In an election that ultimately will revolve around President Trump, the controversy may well prove ephemeral.

“Whatever Democrats try to do, if they try to politicize this or capitalize on this, I just think it is way too obscure,” said Douglas Heye, a longtime Republican political strategist and a Catholic. “If you are having a larger conversation about ‘Catholic issues,’ Trump is going to dominate that.”

Ten years ago on Capitol Hill, the number of Catholic Democrats in the House was more than double the number of Catholic Republicans. Now it is nearly even.

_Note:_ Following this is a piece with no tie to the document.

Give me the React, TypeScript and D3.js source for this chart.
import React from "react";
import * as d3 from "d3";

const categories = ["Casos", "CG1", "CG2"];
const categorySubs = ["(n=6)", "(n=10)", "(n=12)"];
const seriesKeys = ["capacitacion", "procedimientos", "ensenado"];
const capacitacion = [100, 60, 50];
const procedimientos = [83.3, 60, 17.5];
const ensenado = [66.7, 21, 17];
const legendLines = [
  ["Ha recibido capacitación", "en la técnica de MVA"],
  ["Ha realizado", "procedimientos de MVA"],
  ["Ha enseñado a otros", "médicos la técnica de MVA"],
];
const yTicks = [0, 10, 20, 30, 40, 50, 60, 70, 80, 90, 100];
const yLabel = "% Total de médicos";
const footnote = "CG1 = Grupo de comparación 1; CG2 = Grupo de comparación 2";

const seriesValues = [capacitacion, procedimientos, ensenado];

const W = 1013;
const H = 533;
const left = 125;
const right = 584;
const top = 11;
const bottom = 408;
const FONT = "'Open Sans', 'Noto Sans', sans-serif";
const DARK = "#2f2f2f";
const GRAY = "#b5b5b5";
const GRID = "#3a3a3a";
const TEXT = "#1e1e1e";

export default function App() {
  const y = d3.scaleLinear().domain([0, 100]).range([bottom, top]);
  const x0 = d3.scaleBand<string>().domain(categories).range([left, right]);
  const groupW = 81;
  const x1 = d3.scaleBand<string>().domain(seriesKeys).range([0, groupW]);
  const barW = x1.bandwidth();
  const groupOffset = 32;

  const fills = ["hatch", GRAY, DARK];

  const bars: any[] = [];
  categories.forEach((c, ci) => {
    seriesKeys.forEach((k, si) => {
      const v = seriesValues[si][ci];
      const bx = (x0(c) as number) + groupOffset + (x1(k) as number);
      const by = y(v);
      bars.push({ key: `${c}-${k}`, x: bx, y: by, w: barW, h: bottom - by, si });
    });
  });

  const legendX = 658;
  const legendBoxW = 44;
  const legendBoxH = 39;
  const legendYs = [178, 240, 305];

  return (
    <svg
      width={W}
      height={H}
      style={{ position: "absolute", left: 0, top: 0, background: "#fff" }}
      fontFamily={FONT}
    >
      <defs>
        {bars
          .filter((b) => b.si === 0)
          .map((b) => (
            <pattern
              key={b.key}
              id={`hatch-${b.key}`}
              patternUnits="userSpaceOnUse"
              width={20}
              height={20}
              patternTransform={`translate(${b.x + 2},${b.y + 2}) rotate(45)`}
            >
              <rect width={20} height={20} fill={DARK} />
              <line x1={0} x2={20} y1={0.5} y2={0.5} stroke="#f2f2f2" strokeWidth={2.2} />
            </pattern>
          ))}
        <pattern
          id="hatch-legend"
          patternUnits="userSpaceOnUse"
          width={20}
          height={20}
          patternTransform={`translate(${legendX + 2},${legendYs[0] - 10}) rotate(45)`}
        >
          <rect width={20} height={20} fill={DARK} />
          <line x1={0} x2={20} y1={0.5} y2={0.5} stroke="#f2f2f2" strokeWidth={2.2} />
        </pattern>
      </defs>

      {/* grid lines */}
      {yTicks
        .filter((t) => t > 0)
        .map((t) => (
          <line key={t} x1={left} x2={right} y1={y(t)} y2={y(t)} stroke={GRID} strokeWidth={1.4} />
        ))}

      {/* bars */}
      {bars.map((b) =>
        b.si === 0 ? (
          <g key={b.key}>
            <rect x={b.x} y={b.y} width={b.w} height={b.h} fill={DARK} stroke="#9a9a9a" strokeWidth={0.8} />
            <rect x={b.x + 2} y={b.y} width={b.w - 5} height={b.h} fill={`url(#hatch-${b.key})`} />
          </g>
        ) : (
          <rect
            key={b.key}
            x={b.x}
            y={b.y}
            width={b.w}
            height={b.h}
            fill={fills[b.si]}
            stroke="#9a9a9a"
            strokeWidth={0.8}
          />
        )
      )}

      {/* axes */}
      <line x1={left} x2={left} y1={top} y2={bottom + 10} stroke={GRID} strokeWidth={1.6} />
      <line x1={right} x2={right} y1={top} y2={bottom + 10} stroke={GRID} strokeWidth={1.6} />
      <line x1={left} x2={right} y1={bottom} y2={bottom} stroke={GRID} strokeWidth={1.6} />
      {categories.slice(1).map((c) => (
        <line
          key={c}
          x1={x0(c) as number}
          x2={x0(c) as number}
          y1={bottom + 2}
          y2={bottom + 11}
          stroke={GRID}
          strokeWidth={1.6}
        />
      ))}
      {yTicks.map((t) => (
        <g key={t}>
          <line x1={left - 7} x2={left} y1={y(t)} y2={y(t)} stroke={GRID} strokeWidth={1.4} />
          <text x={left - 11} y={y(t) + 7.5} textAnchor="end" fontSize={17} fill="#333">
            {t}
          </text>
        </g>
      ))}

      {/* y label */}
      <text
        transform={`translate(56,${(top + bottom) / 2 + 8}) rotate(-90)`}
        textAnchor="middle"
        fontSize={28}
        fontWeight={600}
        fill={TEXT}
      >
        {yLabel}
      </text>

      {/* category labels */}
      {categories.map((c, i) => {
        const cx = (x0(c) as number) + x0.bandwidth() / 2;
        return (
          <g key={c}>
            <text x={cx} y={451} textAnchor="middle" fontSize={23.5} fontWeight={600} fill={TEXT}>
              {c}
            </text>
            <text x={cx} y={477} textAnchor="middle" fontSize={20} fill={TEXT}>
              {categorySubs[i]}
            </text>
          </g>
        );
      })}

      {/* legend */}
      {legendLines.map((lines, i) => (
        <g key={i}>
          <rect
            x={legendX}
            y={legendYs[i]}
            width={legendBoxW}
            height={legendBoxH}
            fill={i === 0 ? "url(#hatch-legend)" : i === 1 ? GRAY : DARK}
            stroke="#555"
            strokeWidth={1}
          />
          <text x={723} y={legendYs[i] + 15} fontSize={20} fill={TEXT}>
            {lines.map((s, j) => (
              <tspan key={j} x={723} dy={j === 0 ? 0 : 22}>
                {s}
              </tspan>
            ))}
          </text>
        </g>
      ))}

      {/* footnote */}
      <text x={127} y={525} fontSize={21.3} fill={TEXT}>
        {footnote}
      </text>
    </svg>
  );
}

Some on the left see an emerging issue for Mr. Ryan and his supporters. “Partisans will likely frame this as a Catholic versus evangelical contest,” said Christopher J. Hale, a strategist who did Catholic outreach for President Barack Obama’s re-election campaign. “They made a political football out of a good Catholic priest.”

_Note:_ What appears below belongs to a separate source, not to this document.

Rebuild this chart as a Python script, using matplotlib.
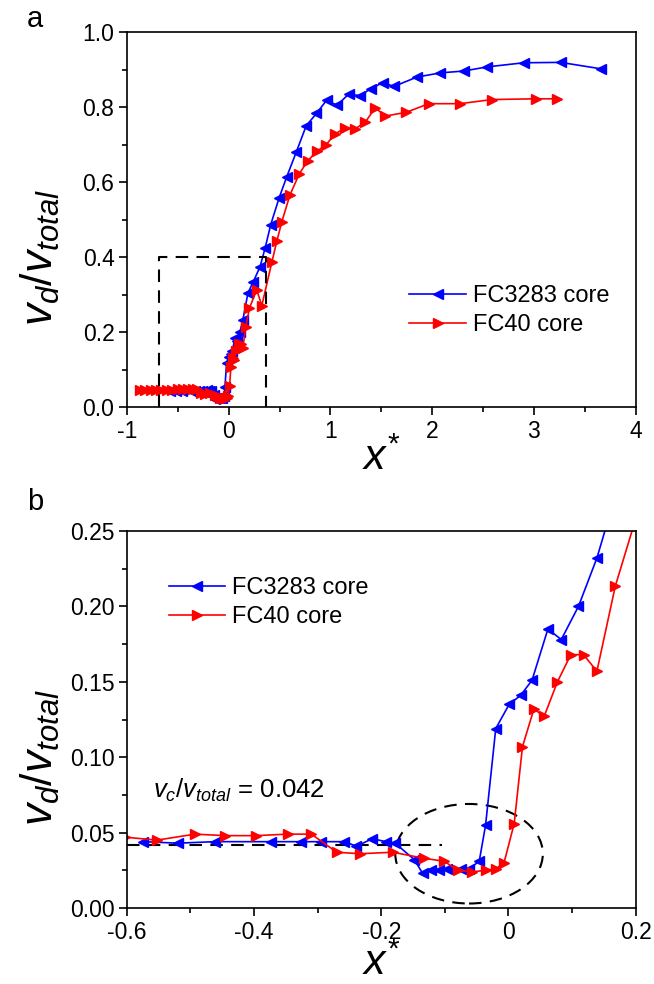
import matplotlib
matplotlib.use('Agg')
import matplotlib.pyplot as plt
from matplotlib.patches import Ellipse
from matplotlib.ticker import MultipleLocator

plt.rcParams['font.family'] = ['Liberation Sans', 'DejaVu Sans']
plt.rcParams['mathtext.fontset'] = 'custom'
plt.rcParams['mathtext.rm'] = 'Liberation Sans'
plt.rcParams['mathtext.it'] = 'Liberation Sans:italic'
plt.rcParams['axes.unicode_minus'] = False

# FC3283 core (blue, left triangles)
fc3283_x = [-0.574, -0.520, -0.462, -0.373, -0.326, -0.295, -0.258, -0.239, -0.214,
            -0.193, -0.178, -0.148, -0.135, -0.122, -0.109, -0.096, -0.075, -0.062,
            -0.046, -0.036, -0.020, 0.001, 0.019, 0.037, 0.062, 0.083, 0.110, 0.139,
            0.190, 0.243, 0.309, 0.358, 0.414, 0.496, 0.572, 0.663, 0.762, 0.863,
            0.962, 1.064, 1.183, 1.293, 1.395, 1.515, 1.625, 1.851, 2.081, 2.310,
            2.540, 2.901, 3.262, 3.656]
fc3283_y = [0.044, 0.043, 0.044, 0.044, 0.044, 0.044, 0.044, 0.041, 0.046,
            0.044, 0.043, 0.032, 0.023, 0.025, 0.025, 0.026, 0.026, 0.026,
            0.031, 0.055, 0.119, 0.135, 0.141, 0.151, 0.185, 0.178, 0.200, 0.232,
            0.305, 0.335, 0.375, 0.424, 0.487, 0.558, 0.615, 0.679, 0.750, 0.783,
            0.818, 0.805, 0.835, 0.830, 0.849, 0.865, 0.855, 0.880, 0.891, 0.896,
            0.907, 0.918, 0.919, 0.902]

# FC40 core (red, right triangles)
fc40_x = [-0.870, -0.820, -0.760, -0.710, -0.660, -0.603, -0.553, -0.493, -0.446,
          -0.397, -0.347, -0.310, -0.270, -0.233, -0.182, -0.133, -0.101, -0.080,
          -0.057, -0.036, -0.020, -0.007, 0.009, 0.022, 0.040, 0.056, 0.077, 0.098,
          0.118, 0.139, 0.168, 0.205, 0.276, 0.326, 0.424, 0.473, 0.523, 0.604,
          0.696, 0.775, 0.867, 0.959, 1.047, 1.146, 1.244, 1.343, 1.441, 1.539,
          1.746, 1.966, 2.271, 2.589, 3.016, 3.229]
fc40_y = [0.046, 0.045, 0.047, 0.046, 0.047, 0.047, 0.045, 0.049, 0.048,
          0.048, 0.049, 0.049, 0.037, 0.036, 0.037, 0.033, 0.031, 0.025,
          0.024, 0.025, 0.026, 0.030, 0.056, 0.107, 0.132, 0.127, 0.150, 0.168,
          0.168, 0.157, 0.2135, 0.265, 0.313, 0.271, 0.386, 0.442, 0.495, 0.567,
          0.623, 0.656, 0.682, 0.700, 0.729, 0.744, 0.742, 0.760, 0.798, 0.776,
          0.786, 0.809, 0.809, 0.820, 0.822, 0.822]

vc_ratio = 0.042

a_xticks = [-1, 0, 1, 2, 3, 4]
a_xticklabels = ['-1', '0', '1', '2', '3', '4']
a_yticks = [0.0, 0.2, 0.4, 0.6, 0.8, 1.0]
a_yticklabels = ['0.0', '0.2', '0.4', '0.6', '0.8', '1.0']
b_xticks = [-0.6, -0.4, -0.2, 0.0, 0.2]
b_xticklabels = ['-0.6', '-0.4', '-0.2', '0', '0.2']
b_yticks = [0.00, 0.05, 0.10, 0.15, 0.20, 0.25]
b_yticklabels = ['0.00', '0.05', '0.10', '0.15', '0.20', '0.25']

ylab = r'$\mathit{v_d/v_{total}}$'
xlab = r'$\mathit{x}^{*}$'


def style_axes(ax, xt, xtl, yt, ytl, xminor, yminor, xpad):
    for s in ax.spines.values():
        s.set_linewidth(1.2)
    ax.set_xticks(xt)
    ax.set_xticklabels(xtl)
    ax.set_yticks(yt)
    ax.set_yticklabels(ytl)
    ax.xaxis.set_minor_locator(MultipleLocator(xminor))
    ax.yaxis.set_minor_locator(MultipleLocator(yminor))
    ax.tick_params(which='major', direction='out', length=6, width=1.2,
                   labelsize=16.5, pad=3, top=False, right=False)
    ax.tick_params(which='minor', direction='out', length=3.5, width=1.2,
                   top=False, right=False)
    ax.set_xlabel(xlab, fontsize=31, labelpad=xpad)
    ax.set_ylabel(ylab, fontsize=32)
    ax.yaxis.set_label_coords(-0.128, 0.40)


def draw_series(ax):
    ax.plot(fc3283_x, fc3283_y, color='#0000ff', marker='<', ms=7.5, lw=1.2,
            label='FC3283 core')
    ax.plot(fc40_x, fc40_y, color='#ff0000', marker='>', ms=7.5, lw=1.2,
            label='FC40 core')


fig = plt.figure(figsize=(6.54, 9.84), dpi=100)

# panel a
ax_a = fig.add_axes([0.194, 0.586, 0.778, 0.3815])
draw_series(ax_a)
ax_a.plot([-0.68, -0.68, 0.37, 0.37], [0.0, 0.4, 0.4, 0.0], color='black',
          lw=1.5, ls=(0, (6, 4)), clip_on=False)
ax_a.set_xlim(-1, 4)
ax_a.set_ylim(0, 1.0)
style_axes(ax_a, a_xticks, a_xticklabels, a_yticks, a_yticklabels, 0.5, 0.1, -3)
ax_a.legend(loc='upper left', bbox_to_anchor=(0.555, 0.325), frameon=False,
            fontsize=17, handlelength=2.4, handletextpad=0.3, labelspacing=0.3,
            borderpad=0, borderaxespad=0, numpoints=1)

# panel b
ax_b = fig.add_axes([0.194, 0.0772, 0.778, 0.3832])
draw_series(ax_b)
ax_b.plot([-0.6, -0.104], [vc_ratio, vc_ratio], color='black', lw=1.5,
          ls=(0, (6, 4)), zorder=1)
ax_b.add_patch(Ellipse((-0.062, 0.036), 0.232, 0.066, fill=False,
                       edgecolor='black', lw=1.5, ls=(0, (6, 4))))
ax_b.text(-0.559, 0.073, r'$\mathit{v_c/v_{total}}$ = ' + f'{vc_ratio:.3f}',
          fontsize=18.5, ha='left', va='baseline')
ax_b.set_xlim(-0.6, 0.2)
ax_b.set_ylim(0, 0.25)
style_axes(ax_b, b_xticks, b_xticklabels, b_yticks, b_yticklabels, 0.1, 0.025, 0)
ax_b.legend(loc='upper left', bbox_to_anchor=(0.082, 0.878), frameon=False,
            fontsize=17, handlelength=2.4, handletextpad=0.3, labelspacing=0.3,
            borderpad=0, borderaxespad=0, numpoints=1)

fig.text(27 / 654, 1 - 27 / 984, 'a', fontsize=21, va='baseline')
fig.text(27 / 654, 1 - 510 / 984, 'b', fontsize=21, va='baseline')

fig.savefig('out.png', dpi=100)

The spat is particularly pointed because religious power in Washington has shifted drastically under Mr. Trump to white evangelical leaders. Unlike Mr. Obama, who relied regularly on a religiously diverse group of interfaith advisers, including prominent Catholics, Mr. Trump has elevated a select group of conservative evangelicals who routinely defend his political agenda, and it is rare to see a Catholic bishop in the White House.

Mr. Trump himself famously feuded with Pope Francis during his 2016 presidential campaign over Mr. Trump’s push to build a wall on the southern border with Mexico, which Francis called “not Christian.” Last year, some of Mr. Trump’s evangelical advisers sought to quiet Vatican criticism of the rightward direction of American Catholicism.

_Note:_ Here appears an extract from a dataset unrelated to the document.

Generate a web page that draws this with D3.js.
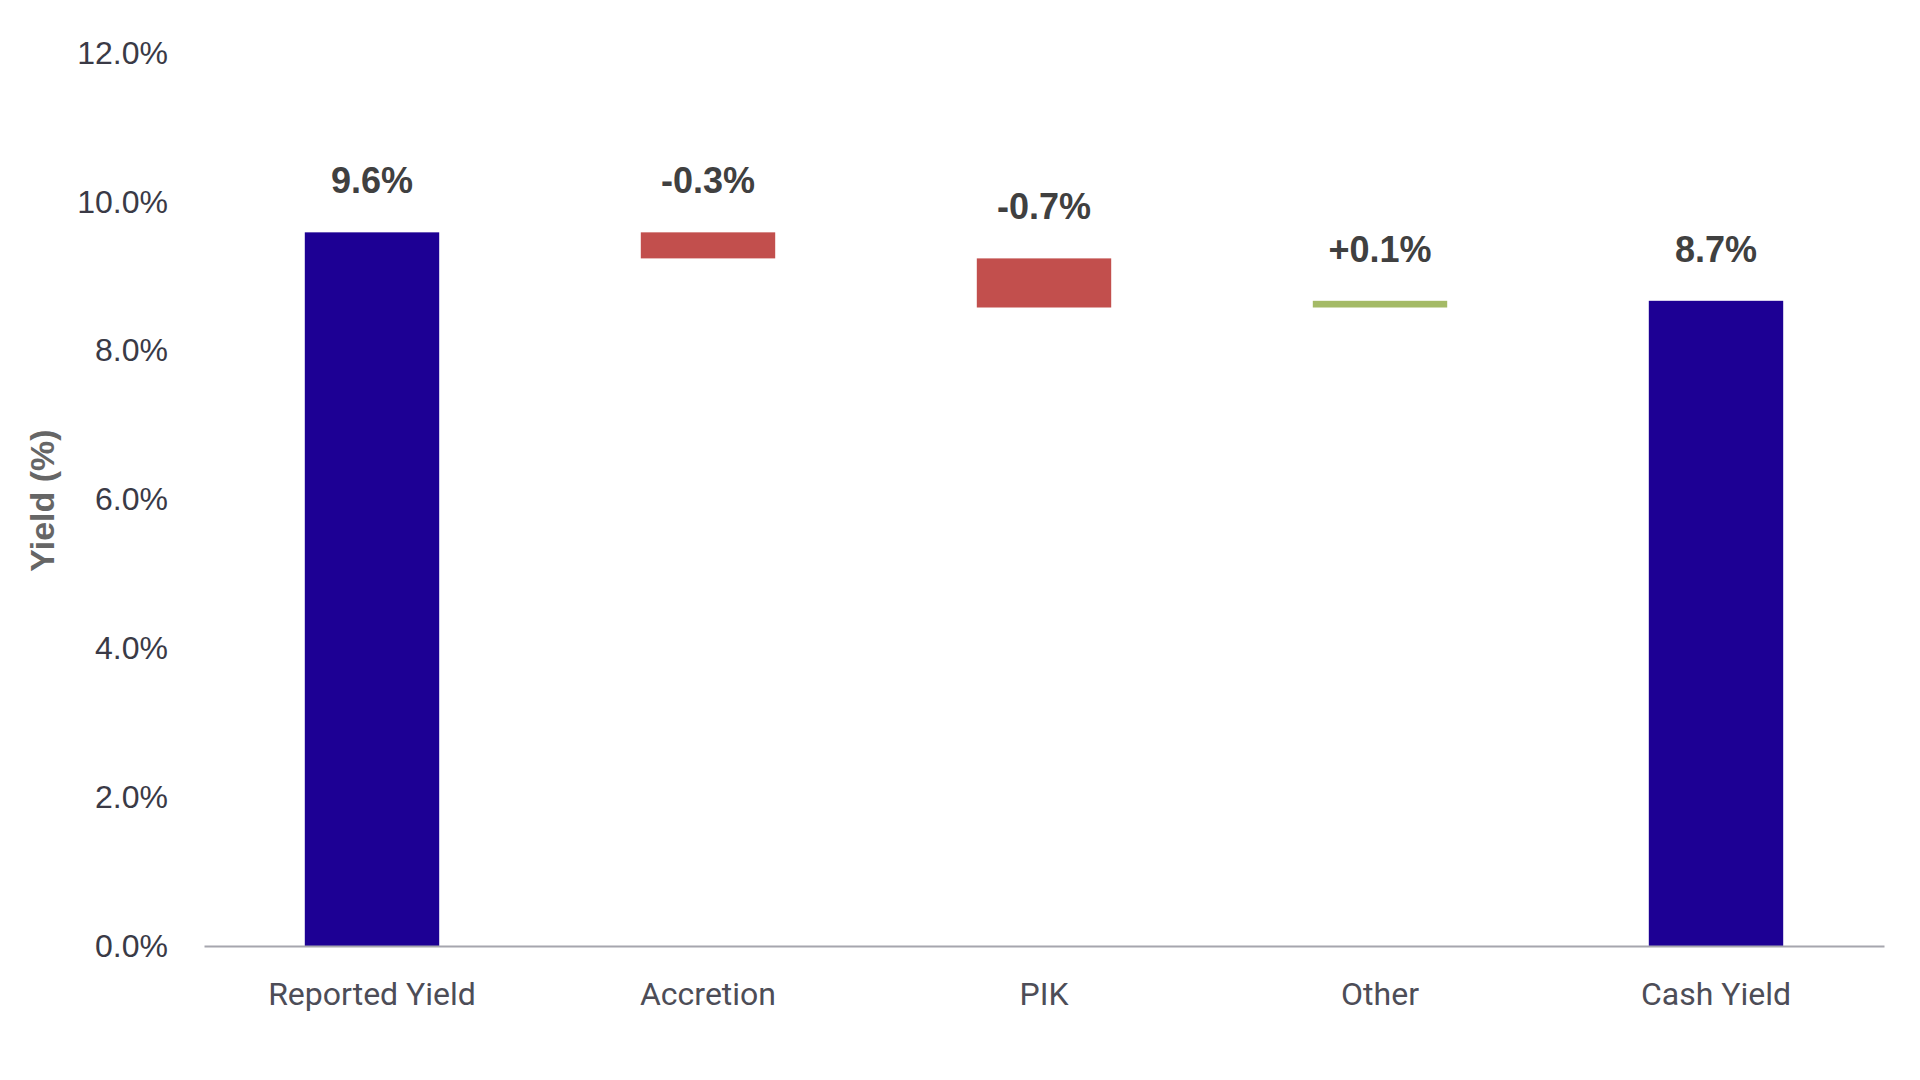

Before Francis became pope, the Vatican seemed to favor Republican mainstay issues, such as opposition to abortion and gay marriage. Francis’ rise helped reset the role of Catholicism in American public life, and prioritized political and economic messages on immigration and climate change.

The pope, like Father Conroy, is a Jesuit, an order of priests viewed by some as more liberal. Father Conroy’s resignation is all the more contentious in Catholic circles because Mr. Ryan is a Catholic conservative.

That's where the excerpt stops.